- Supplied material

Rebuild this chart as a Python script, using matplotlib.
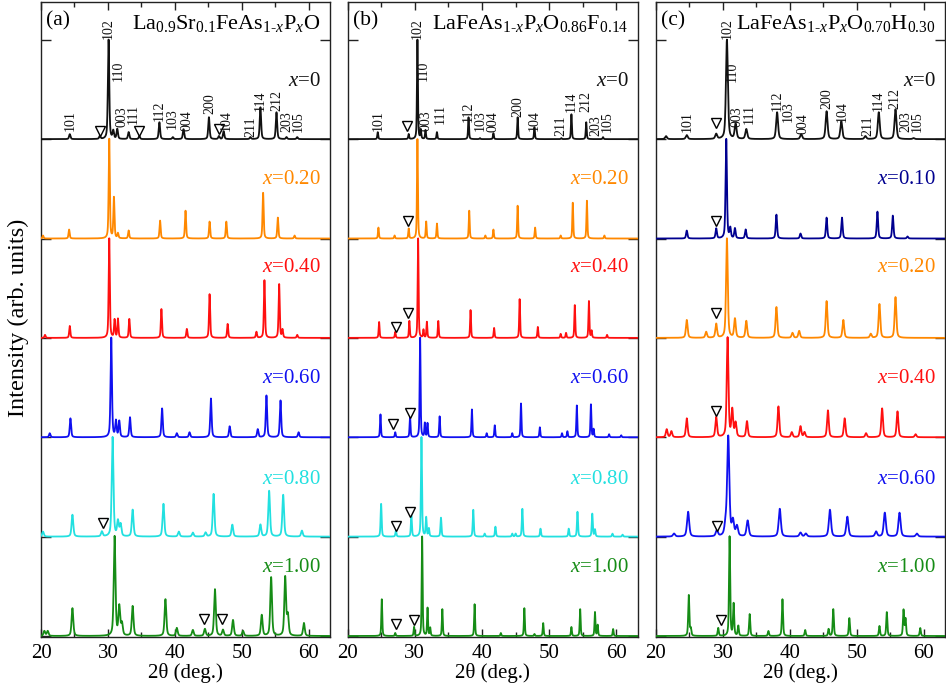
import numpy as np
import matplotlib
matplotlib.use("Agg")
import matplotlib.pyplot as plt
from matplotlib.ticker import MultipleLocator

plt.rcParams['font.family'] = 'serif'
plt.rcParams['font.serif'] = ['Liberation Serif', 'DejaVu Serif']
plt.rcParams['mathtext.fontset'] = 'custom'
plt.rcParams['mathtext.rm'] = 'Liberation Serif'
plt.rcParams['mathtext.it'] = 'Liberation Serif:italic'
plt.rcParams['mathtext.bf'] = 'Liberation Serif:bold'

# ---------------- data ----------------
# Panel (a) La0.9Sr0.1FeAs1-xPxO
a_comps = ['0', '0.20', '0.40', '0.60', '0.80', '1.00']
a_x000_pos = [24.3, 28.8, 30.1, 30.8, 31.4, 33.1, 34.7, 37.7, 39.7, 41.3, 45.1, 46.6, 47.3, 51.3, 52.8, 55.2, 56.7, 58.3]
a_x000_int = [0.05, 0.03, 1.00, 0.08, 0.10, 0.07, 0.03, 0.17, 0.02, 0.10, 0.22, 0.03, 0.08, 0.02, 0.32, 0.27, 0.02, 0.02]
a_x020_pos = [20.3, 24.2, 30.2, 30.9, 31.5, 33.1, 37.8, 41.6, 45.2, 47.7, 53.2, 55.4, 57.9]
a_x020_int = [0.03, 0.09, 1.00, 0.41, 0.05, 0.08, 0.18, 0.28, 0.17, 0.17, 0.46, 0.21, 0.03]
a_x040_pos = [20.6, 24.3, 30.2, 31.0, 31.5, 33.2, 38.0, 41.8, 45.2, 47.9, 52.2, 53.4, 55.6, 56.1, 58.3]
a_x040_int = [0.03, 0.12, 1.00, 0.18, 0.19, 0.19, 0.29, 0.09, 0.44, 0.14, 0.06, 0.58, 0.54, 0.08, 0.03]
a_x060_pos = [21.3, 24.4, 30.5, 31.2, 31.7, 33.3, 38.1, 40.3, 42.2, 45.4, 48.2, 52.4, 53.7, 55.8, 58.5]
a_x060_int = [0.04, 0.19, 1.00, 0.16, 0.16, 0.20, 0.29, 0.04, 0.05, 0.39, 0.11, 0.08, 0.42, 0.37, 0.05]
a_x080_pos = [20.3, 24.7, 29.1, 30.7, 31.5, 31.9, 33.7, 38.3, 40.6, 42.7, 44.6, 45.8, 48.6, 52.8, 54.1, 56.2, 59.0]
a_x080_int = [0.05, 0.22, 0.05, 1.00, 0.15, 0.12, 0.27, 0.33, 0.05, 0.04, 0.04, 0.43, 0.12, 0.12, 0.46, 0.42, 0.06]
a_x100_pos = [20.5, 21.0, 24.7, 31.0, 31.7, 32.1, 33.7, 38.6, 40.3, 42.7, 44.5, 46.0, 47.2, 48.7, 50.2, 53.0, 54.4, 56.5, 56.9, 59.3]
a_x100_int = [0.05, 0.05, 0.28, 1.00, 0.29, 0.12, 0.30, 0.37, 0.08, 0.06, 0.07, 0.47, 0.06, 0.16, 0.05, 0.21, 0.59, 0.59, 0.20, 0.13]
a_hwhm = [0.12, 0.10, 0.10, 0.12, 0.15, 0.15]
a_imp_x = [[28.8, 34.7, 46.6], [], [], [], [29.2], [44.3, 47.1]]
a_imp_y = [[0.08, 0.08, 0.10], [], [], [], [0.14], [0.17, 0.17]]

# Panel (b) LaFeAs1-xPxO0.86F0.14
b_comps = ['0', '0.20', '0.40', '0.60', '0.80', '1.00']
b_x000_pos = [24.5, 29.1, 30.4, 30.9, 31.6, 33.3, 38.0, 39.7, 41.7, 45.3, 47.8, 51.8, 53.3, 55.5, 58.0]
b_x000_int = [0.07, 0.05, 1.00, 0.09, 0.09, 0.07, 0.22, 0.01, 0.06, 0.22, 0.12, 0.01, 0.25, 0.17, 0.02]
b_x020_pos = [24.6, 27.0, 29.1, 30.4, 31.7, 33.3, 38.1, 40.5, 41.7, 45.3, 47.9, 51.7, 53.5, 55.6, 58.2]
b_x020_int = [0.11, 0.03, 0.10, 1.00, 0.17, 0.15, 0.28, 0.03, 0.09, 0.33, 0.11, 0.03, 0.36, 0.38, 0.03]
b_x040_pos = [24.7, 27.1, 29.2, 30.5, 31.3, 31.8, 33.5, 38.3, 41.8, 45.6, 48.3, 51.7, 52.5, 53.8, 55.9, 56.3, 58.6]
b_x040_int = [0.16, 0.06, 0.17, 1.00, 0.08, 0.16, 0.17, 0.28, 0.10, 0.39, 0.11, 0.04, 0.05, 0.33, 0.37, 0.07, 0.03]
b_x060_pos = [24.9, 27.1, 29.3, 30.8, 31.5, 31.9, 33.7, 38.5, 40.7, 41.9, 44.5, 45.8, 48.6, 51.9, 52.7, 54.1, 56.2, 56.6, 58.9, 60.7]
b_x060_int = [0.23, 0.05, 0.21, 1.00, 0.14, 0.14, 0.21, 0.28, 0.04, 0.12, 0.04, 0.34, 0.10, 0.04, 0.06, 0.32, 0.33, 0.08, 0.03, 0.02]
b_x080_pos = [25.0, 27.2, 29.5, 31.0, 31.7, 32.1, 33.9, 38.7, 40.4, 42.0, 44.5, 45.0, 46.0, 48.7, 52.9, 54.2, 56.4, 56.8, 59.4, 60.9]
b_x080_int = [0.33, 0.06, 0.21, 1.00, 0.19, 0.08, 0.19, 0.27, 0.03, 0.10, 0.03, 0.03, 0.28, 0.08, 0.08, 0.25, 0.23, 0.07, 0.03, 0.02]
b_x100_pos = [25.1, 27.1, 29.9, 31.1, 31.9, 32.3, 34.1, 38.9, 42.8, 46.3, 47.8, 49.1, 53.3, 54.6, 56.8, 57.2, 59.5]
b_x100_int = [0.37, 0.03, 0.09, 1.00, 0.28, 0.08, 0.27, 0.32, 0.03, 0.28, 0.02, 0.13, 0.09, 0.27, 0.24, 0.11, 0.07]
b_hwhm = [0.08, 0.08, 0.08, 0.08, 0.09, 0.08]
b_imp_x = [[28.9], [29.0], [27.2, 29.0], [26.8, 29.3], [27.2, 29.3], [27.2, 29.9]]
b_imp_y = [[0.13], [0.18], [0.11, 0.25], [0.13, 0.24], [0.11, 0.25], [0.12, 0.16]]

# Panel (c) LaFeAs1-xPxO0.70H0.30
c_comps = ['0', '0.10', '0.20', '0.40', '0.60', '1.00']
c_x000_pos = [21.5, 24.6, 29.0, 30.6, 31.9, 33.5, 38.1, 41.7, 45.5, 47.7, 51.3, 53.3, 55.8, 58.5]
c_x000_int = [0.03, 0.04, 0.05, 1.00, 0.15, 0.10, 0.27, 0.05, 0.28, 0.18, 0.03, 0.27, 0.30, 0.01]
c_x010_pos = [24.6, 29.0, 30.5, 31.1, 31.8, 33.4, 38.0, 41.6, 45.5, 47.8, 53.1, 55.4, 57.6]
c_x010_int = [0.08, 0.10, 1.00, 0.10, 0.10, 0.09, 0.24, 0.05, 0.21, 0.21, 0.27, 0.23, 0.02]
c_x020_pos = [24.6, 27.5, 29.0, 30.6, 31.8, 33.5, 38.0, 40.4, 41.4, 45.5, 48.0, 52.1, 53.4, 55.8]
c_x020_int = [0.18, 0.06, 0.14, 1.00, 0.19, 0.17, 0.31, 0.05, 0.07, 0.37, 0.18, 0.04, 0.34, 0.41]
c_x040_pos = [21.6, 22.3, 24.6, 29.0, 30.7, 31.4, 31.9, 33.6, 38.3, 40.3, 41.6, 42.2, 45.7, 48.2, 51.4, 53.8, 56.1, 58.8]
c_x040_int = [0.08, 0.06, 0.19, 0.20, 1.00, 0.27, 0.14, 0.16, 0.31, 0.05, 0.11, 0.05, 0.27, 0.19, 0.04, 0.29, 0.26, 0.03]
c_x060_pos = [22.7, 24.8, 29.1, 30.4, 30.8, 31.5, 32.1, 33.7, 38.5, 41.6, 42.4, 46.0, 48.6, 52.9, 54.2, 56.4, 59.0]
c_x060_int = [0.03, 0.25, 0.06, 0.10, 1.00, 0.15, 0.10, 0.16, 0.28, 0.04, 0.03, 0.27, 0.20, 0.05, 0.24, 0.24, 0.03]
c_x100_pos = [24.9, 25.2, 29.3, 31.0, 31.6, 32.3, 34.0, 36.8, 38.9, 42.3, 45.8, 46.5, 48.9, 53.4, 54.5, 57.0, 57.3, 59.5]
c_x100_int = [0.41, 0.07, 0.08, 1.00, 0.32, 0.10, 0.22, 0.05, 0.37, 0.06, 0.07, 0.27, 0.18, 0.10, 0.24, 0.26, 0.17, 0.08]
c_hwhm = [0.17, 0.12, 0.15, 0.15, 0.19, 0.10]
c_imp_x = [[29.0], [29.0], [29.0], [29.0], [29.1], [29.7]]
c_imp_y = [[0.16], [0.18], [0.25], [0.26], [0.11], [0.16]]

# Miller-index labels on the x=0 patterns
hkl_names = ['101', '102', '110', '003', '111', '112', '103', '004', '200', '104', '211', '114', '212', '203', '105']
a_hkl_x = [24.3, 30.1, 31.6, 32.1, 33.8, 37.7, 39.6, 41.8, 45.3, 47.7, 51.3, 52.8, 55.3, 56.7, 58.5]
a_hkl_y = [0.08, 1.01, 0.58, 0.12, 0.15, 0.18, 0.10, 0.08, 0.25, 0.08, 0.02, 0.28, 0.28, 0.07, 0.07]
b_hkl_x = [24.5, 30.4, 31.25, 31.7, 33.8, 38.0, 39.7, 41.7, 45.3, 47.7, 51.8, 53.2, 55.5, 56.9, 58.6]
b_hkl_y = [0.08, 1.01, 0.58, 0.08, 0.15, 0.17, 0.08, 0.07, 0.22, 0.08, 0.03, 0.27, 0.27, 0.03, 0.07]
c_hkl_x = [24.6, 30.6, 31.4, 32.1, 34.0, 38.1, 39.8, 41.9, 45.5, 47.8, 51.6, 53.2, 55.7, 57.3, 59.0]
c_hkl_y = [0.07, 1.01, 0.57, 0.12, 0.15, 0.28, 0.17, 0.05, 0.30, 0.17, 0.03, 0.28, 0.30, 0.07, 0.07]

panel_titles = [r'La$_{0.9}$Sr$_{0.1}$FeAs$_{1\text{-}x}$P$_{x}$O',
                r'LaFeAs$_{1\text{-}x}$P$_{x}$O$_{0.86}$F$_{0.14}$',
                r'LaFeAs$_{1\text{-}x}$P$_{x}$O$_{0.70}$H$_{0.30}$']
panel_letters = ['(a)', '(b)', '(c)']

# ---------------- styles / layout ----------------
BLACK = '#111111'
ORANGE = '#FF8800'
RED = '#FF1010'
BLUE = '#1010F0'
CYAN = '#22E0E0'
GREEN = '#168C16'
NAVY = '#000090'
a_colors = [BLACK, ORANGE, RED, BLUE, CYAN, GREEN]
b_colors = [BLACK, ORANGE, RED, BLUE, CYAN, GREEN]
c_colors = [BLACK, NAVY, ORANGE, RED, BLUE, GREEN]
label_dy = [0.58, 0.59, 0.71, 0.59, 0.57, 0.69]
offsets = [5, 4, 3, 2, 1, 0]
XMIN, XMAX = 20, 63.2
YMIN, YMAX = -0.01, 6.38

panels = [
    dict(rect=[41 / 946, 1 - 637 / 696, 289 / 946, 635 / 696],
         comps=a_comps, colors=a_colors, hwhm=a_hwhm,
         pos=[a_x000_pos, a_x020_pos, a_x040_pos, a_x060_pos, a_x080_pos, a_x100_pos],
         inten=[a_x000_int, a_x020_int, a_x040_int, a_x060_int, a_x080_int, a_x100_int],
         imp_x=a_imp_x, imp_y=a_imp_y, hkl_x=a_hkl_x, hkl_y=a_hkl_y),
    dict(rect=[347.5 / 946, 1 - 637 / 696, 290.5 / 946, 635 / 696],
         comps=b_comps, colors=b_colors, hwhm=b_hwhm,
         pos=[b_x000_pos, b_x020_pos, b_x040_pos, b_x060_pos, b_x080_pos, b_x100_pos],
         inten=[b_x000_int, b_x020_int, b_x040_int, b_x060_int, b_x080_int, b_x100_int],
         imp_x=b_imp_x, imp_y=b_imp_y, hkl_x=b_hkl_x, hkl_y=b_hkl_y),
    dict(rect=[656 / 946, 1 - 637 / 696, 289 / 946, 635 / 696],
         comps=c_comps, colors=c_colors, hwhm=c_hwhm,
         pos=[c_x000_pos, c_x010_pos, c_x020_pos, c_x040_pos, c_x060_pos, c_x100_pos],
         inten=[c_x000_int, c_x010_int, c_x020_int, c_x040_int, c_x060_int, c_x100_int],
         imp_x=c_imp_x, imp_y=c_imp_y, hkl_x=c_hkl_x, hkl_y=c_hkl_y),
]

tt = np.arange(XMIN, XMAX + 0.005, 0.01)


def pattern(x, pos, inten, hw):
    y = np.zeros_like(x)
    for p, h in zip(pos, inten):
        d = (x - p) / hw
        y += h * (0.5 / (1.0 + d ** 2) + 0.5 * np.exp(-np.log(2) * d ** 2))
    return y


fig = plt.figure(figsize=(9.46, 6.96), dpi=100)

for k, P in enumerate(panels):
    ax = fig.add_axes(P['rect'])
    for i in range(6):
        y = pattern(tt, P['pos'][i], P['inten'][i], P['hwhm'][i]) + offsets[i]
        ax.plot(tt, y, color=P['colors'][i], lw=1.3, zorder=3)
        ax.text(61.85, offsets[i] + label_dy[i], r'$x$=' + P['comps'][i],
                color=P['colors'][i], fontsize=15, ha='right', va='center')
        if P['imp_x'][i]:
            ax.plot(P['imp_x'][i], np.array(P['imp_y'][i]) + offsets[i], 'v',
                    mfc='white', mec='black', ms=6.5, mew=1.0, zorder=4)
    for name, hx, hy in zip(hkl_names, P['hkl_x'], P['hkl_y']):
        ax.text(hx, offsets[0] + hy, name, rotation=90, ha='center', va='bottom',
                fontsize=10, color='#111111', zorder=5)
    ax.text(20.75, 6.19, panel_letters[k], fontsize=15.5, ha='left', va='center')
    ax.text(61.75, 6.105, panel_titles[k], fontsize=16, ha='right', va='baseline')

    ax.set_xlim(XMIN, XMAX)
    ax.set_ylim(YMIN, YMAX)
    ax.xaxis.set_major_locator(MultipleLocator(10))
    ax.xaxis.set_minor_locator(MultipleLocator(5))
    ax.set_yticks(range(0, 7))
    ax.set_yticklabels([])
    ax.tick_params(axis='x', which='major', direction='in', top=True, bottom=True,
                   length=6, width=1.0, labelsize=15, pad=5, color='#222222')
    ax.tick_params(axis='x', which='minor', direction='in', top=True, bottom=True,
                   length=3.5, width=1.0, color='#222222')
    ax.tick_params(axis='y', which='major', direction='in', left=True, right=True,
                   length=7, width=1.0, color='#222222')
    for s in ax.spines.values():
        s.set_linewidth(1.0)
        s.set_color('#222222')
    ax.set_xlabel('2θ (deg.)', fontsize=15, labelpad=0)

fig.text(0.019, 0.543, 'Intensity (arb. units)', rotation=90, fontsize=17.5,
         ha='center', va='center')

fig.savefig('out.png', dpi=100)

- What is being asked
Restate exactly, please, only the lines between the start of the data and the line containing "plt.rcParams['mathtext.bf'] = 'Liberation", both ends included, skipping the pictures.

- Output for this exercise
Rebuild this chart as a Python script, using matplotlib.
import numpy as np
import matplotlib
matplotlib.use("Agg")
import matplotlib.pyplot as plt
from matplotlib.ticker import MultipleLocator

plt.rcParams['font.family'] = 'serif'
plt.rcParams['font.serif'] = ['Liberation Serif', 'DejaVu Serif']
plt.rcParams['mathtext.fontset'] = 'custom'
plt.rcParams['mathtext.rm'] = 'Liberation Serif'
plt.rcParams['mathtext.it'] = 'Liberation Serif:italic'
plt.rcParams['mathtext.bf'] = 'Liberation Serif:bold'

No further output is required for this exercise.